Leonid described himself as a “lonely man” — no wife or children, most unusual for post-Soviet society. He had worked for many years running a post office. But pressures of the job in recent years, the move to computerization and other newfangled ways, had an unspecified bad effect on his heart. He couldn’t work now, but had to wait one more year until he was 60 and could collect a pension, if the government doesn’t raise the pension age by then. (I didn’t think of it just then, but with my financial journalist’s hat I am getting set to decry Ukraine’s uncontrolled upward spiral of social payments for things like … pensions, which are indeed pushing inflation to dangerous rates.)

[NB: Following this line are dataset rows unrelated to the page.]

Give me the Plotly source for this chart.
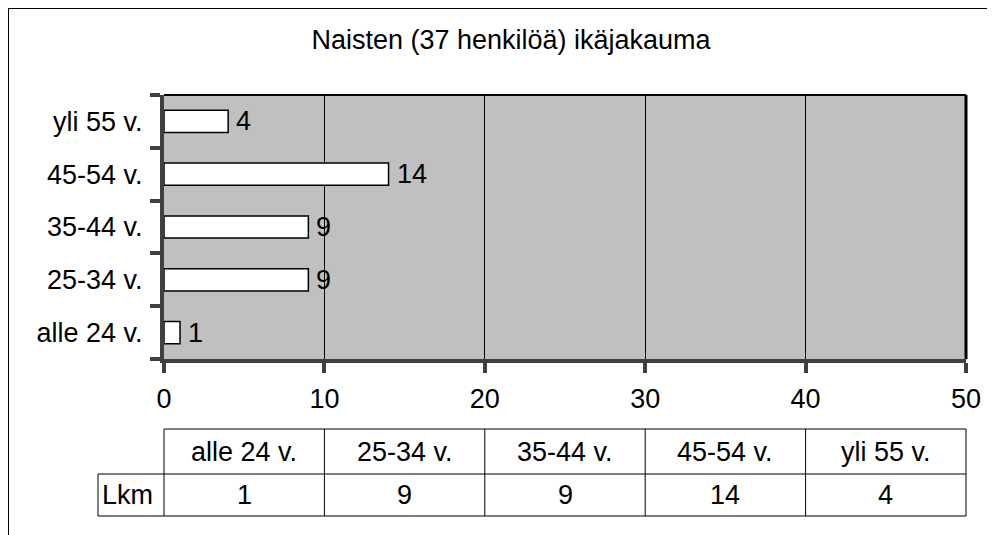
import plotly.graph_objects as go

# ---- data ----
categories = ["alle 24 v.", "25-34 v.", "35-44 v.", "45-54 v.", "yli 55 v."]
counts = [1, 9, 9, 14, 4]
row_label = "Lkm"
title_text = "Naisten (37 henkilöä) ikäjakauma"
x_ticks = [0, 10, 20, 30, 40, 50]

# ---- layout constants (page pixels; the page body adds an 8px offset) ----
OFF = 8
W, H = 995 - OFF, 535 - OFF
PLOT_L, PLOT_R, PLOT_T, PLOT_B = 164, 966, 95, 359   # page coords
L = PLOT_L - OFF
R = W - (PLOT_R - OFF)
T = PLOT_T - OFF
B = H - (PLOT_B - OFF)
PH = H - T - B
PW = W - L - R
FONT = "Liberation Sans, Arial, sans-serif"
FS = 27


def py(p):
    """page pixel y -> paper y"""
    return (PLOT_B - p) / PH


def px(p):
    """page pixel x -> paper/domain x"""
    return (p - PLOT_L) / PW


fig = go.Figure()
fig.add_trace(go.Bar(
    x=counts, y=categories, orientation="h",
    marker=dict(color="white", line=dict(color="black", width=1.5)),
    hoverinfo="skip",
))

annotations = []
# data labels
for c, v in zip(categories, counts):
    annotations.append(dict(x=v, y=c, xref="x", yref="y", text=str(v),
                            showarrow=False, xanchor="left", yanchor="middle",
                            xshift=6, font=dict(size=FS, color="black", family=FONT)))

# data table
n = len(categories)
xmax = x_ticks[-1]
row1_top, row_mid, row_bot = 429, 474, 516
lkm_left = 98
shapes = []
line_style = dict(color="black", width=1)
shapes.append(dict(type="line", xref="x domain", yref="paper", x0=0, x1=1,
                   y0=py(row1_top), y1=py(row1_top), line=line_style))
for yy in (row_mid, row_bot):
    shapes.append(dict(type="line", xref="x domain", yref="paper", x0=px(lkm_left), x1=1,
                       y0=py(yy), y1=py(yy), line=line_style))
shapes.append(dict(type="line", xref="x domain", yref="paper", x0=px(lkm_left), x1=px(lkm_left),
                   y0=py(row_mid), y1=py(row_bot), line=line_style))
for i in range(n + 1):
    shapes.append(dict(type="line", xref="x domain", yref="paper", x0=i / n, x1=i / n,
                       y0=py(row1_top), y1=py(row_bot), line=line_style))

for i, (c, v) in enumerate(zip(categories, counts)):
    xc = (i + 0.5) / n
    annotations.append(dict(x=xc, y=py((row1_top + row_mid) / 2), xref="x domain", yref="paper",
                            text=c, showarrow=False, xanchor="center", yanchor="middle",
                            font=dict(size=FS, color="black", family=FONT)))
    annotations.append(dict(x=xc, y=py((row_mid + row_bot) / 2), xref="x domain", yref="paper",
                            text=str(v), showarrow=False, xanchor="center", yanchor="middle",
                            font=dict(size=FS, color="black", family=FONT)))
annotations.append(dict(x=px(lkm_left + 2), y=py((row_mid + row_bot) / 2), xref="x domain", yref="paper",
                        text=row_label, showarrow=False, xanchor="left", yanchor="middle",
                        font=dict(size=FS, color="black", family=FONT)))

# top & right plot borders
shapes.append(dict(type="line", xref="x domain", yref="y domain", x0=0, x1=1, y0=1, y1=1,
                   line=dict(color="black", width=2)))
shapes.append(dict(type="line", xref="x domain", yref="y domain", x0=1, x1=1, y0=0, y1=1,
                   line=dict(color="black", width=3)))
# outer chart frame (left & top)
shapes.append(dict(type="line", xref="paper", yref="paper", x0=px(8), x1=px(8),
                   y0=py(8), y1=py(H + 30), line=dict(color="black", width=2)))
shapes.append(dict(type="line", xref="paper", yref="paper", x0=px(8), x1=px(W + 30),
                   y0=py(8), y1=py(8), line=dict(color="black", width=2)))

fig.update_layout(
    width=W, height=H,
    margin=dict(l=L, r=R, t=T, b=B, pad=0),
    paper_bgcolor="white",
    plot_bgcolor="#c0c0c0",
    bargap=0.58,
    showlegend=False,
    font=dict(family=FONT, size=FS, color="black"),
    title=dict(text=title_text, x=(511 - OFF) / W, xref="container", xanchor="center",
               y=1 - (40 - OFF) / H, yref="container", yanchor="middle",
               font=dict(size=FS, color="black", family=FONT)),
    xaxis=dict(range=[0, xmax], tickvals=x_ticks, showgrid=True, gridcolor="black", gridwidth=1,
               showline=True, linecolor="#404040", linewidth=4,
               ticks="outside", ticklen=10, tickwidth=4, tickcolor="#404040",
               ticklabelstandoff=3,
               zeroline=False, tickfont=dict(size=FS), fixedrange=True),
    yaxis=dict(type="category", categoryorder="array", categoryarray=categories,
               showline=True, linecolor="#404040", linewidth=4,
               ticks="outside", tickson="boundaries", ticklen=10, tickwidth=4, tickcolor="#404040",
               ticklabelstandoff=12,
               showgrid=False, tickfont=dict(size=FS), fixedrange=True),
    annotations=annotations,
    shapes=shapes,
)

fig.write_html("out.html")
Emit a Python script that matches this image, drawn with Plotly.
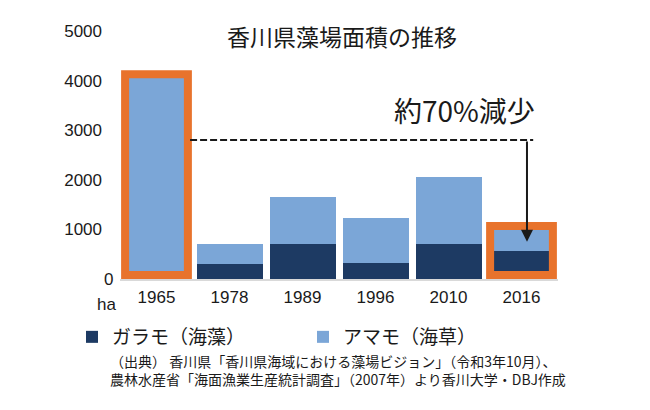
import plotly.graph_objects as go

# ---- data ----
years = ["1965", "1978", "1989", "1996", "2010", "2016"]
garamo = [0, 300, 700, 330, 700, 570]        # ガラモ（海藻）
amamo = [4100, 400, 950, 910, 1360, 470]     # アマモ（海草）
highlight_years = ["1965", "2016"]
y_tick_vals = [1000, 2000, 3000, 4000, 5000]
ref_level = 2800      # dashed reference line level
arrow_tip = 750       # arrow end value

title_text = "香川県藻場面積の推移"
callout_text = "約70%減少"
series_names = ["ガラモ（海藻）", "アマモ（海草）"]
unit_text = "ha"
source_lines = [
    "（出典） 香川県「香川県海域における藻場ビジョン」（令和3年10月）、",
    "農林水産省「海面漁業生産統計調査」（2007年）より香川大学・DBJ作成",
]

totals = [g + a for g, a in zip(garamo, amamo)]

# ---- geometry helpers (pixel -> paper) ----
W, H = 650, 410
L, R, T, B = 120, 558, 31, 279


def px(x):
    return (x - L) / (R - L)


def py(y):
    return (B - y) / (B - T)


DARK = "#1d3a63"
LIGHT = "#7ba6d7"
ORANGE = "#e8732c"
INK = "#1a1a1a"
JP = "Noto Sans CJK JP"
NUM = "Liberation Sans, Arial"

fig = go.Figure()
fig.add_trace(go.Bar(x=years, y=garamo, name=series_names[0],
                     marker=dict(color=DARK, line=dict(width=0))))
fig.add_trace(go.Bar(x=years, y=amamo, name=series_names[1],
                     marker=dict(color=LIGHT, line=dict(width=0))))

shapes = []
for yr in highlight_years:
    i = years.index(yr)
    shapes.append(dict(type="rect", xref="x", yref="y",
                       x0=i - 0.43, x1=i + 0.43, y0=80, y1=totals[i] + 30,
                       line=dict(color=ORANGE, width=8), fillcolor="rgba(0,0,0,0)",
                       layer="above"))
shapes.append(dict(type="line", xref="x", yref="y", x0=0.46, x1=5.16,
                   y0=ref_level, y1=ref_level,
                   line=dict(color=INK, width=2, dash="7px,3px")))

annotations = [
    dict(x=5.075, y=arrow_tip, ax=5.075, ay=ref_level, xref="x", yref="y",
         axref="x", ayref="y", text="", showarrow=True, arrowhead=2,
         arrowsize=1.2, arrowwidth=2, arrowcolor=INK, standoff=0),
    dict(x=px(464), y=py(110), xref="paper", yref="paper", text=callout_text,
         showarrow=False, font=dict(family=JP, size=28, color=INK),
         xanchor="center", yanchor="middle"),
    dict(x=px(108), y=0, xref="paper", yref="y", text="0", showarrow=False,
         font=dict(family=NUM, size=17, color=INK), xanchor="center", yanchor="middle"),
    dict(x=px(106), y=py(304), xref="paper", yref="paper", text=unit_text,
         showarrow=False, font=dict(family=NUM, size=17, color=INK),
         xanchor="center", yanchor="middle"),
    dict(x=px(108), y=py(370), xref="paper", yref="paper",
         text="<br>".join(source_lines), align="left",
         showarrow=False, font=dict(family=JP, size=14, color=INK),
         xanchor="left", yanchor="middle"),
]

fig.update_layout(
    width=W, height=H, autosize=False,
    margin=dict(l=L, r=W - R, t=T, b=H - B, pad=0),
    paper_bgcolor="white", plot_bgcolor="white",
    barmode="stack", bargap=0.096,
    font=dict(family=JP, color=INK),
    title=dict(text=title_text, x=342 / W, xanchor="center", xref="container",
               y=1 - 38 / H, yanchor="middle", yref="container",
               font=dict(family=JP, size=23, color=INK)),
    xaxis=dict(type="category", range=[-0.5, 5.5], showgrid=False, zeroline=False,
               showline=True, linecolor="#d9d9d9", linewidth=2, ticks="",
               tickfont=dict(family=NUM, size=17, color=INK), ticklabelstandoff=2),
    yaxis=dict(range=[0, 5000], tickvals=y_tick_vals, showgrid=False, zeroline=False,
               showline=False, ticks="", tickfont=dict(family=NUM, size=17, color=INK),
               ticklabelstandoff=17),
    legend=dict(orientation="h", x=px(72), xanchor="left", y=py(318), yanchor="top",
                traceorder="normal", font=dict(family=JP, size=19, color=INK),
                entrywidth=186, itemclick=False, bgcolor="rgba(0,0,0,0)"),
    shapes=shapes, annotations=annotations,
)

fig.write_html("out.html", config={"displayModeBar": False},
               post_script="document.body.style.margin='0';")
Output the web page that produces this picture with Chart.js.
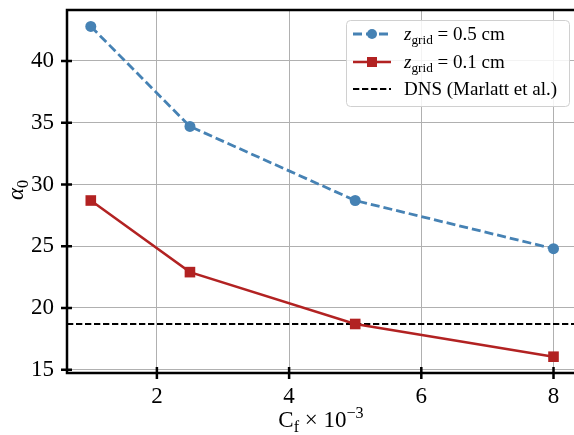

Leonid drew the brief picture of his life uncomplainingly and for the most part unapologetically. We talked as equal to equal, just that when the waitress brought me my second course, for I was first in the path she as following, Leonid grabbed for it with hands that shook a bit. And he carefully tucked next to his napkin an extra piece of black bread that one of his merely-threadbare companions discreetly passed to him, for use later on.
So I did two things on Saturday morning that I think were important, without being able to explain just why: joining the Jews who still come to daven in Kiev, and taking a detour from my travels among the economic elite to meet Leonid and others feeling the pain. I didn’t make it to any of those million-dollar apartments, but I had a great day in Kiev after that, all by myself.